## Directive
In the records that follow, locate every line with "this" and extract it.

## Material provided
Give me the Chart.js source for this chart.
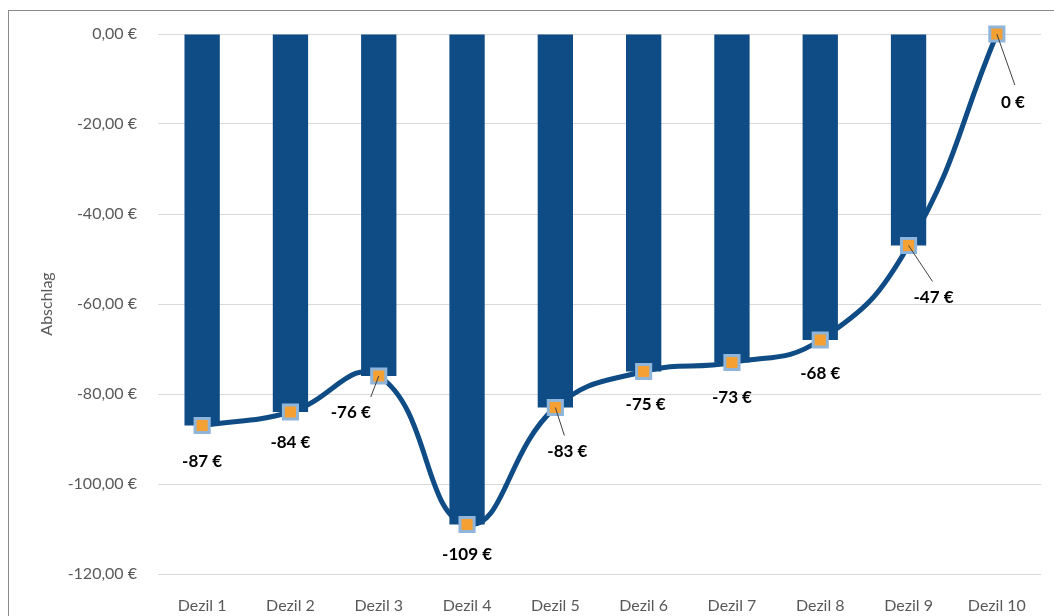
...
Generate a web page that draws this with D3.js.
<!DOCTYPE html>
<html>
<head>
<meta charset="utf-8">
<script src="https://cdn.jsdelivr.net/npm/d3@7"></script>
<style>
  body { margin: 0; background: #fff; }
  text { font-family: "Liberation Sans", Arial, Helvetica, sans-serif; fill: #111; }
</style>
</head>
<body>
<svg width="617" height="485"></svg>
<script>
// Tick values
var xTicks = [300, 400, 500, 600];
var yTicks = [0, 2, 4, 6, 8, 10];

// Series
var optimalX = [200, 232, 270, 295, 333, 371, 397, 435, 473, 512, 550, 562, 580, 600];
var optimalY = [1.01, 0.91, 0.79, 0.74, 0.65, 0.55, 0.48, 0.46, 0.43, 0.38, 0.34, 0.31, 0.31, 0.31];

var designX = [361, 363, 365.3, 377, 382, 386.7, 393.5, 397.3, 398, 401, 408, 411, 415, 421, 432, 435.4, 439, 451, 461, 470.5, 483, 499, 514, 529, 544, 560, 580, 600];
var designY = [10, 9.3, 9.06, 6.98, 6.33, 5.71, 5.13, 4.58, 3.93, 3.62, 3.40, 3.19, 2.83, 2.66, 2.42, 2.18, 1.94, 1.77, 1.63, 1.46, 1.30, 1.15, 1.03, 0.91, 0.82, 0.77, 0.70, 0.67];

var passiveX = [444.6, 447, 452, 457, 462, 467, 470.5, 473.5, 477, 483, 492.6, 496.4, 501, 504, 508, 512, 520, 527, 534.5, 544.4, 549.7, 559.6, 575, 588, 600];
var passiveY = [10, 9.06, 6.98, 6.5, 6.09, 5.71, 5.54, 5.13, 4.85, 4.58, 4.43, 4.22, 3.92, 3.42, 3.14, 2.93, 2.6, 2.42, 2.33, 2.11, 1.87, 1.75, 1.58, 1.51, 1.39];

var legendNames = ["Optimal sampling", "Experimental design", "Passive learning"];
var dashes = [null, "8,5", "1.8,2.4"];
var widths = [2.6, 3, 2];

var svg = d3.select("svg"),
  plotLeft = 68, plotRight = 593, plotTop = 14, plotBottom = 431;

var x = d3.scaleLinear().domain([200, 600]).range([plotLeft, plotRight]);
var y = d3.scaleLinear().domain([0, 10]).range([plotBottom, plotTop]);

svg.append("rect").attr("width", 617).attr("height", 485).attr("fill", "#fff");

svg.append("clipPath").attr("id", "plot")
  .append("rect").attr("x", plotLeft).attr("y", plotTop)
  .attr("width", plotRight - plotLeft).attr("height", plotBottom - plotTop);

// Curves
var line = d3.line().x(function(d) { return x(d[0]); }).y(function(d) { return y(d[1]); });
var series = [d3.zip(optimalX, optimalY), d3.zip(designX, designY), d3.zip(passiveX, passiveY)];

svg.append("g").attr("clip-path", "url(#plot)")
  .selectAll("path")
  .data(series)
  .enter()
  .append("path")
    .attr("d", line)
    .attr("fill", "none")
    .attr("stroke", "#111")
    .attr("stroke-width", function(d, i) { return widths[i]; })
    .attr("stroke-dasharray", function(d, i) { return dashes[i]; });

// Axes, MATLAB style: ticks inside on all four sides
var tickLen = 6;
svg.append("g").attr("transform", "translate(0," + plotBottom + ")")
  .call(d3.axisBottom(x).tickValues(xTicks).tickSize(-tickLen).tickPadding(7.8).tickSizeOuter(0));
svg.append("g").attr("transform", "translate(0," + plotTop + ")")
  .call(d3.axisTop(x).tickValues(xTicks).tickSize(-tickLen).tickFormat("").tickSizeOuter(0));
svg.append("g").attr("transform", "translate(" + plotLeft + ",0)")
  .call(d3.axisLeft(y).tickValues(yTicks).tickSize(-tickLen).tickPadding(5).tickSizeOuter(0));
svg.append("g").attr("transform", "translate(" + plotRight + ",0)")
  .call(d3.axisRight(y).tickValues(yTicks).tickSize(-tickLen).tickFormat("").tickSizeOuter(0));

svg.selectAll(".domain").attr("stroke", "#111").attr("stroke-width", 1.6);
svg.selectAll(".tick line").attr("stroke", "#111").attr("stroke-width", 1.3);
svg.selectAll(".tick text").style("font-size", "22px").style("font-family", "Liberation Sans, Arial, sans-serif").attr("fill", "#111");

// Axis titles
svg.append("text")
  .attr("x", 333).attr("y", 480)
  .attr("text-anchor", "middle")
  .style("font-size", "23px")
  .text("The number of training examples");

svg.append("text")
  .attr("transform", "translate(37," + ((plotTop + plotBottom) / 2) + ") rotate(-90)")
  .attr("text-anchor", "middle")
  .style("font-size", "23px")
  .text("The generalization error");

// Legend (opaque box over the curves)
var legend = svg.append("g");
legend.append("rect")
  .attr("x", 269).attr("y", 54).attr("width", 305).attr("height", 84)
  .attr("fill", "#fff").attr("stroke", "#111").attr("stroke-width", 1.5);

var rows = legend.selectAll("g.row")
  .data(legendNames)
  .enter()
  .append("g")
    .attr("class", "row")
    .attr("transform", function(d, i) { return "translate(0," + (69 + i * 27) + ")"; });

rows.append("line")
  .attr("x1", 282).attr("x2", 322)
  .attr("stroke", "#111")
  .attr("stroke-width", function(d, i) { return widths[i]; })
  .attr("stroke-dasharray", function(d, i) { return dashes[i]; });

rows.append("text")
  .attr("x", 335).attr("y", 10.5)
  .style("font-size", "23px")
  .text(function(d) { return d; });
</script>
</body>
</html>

## Problem solution
Give me the Chart.js source for this chart.
Generate a web page that draws this with D3.js.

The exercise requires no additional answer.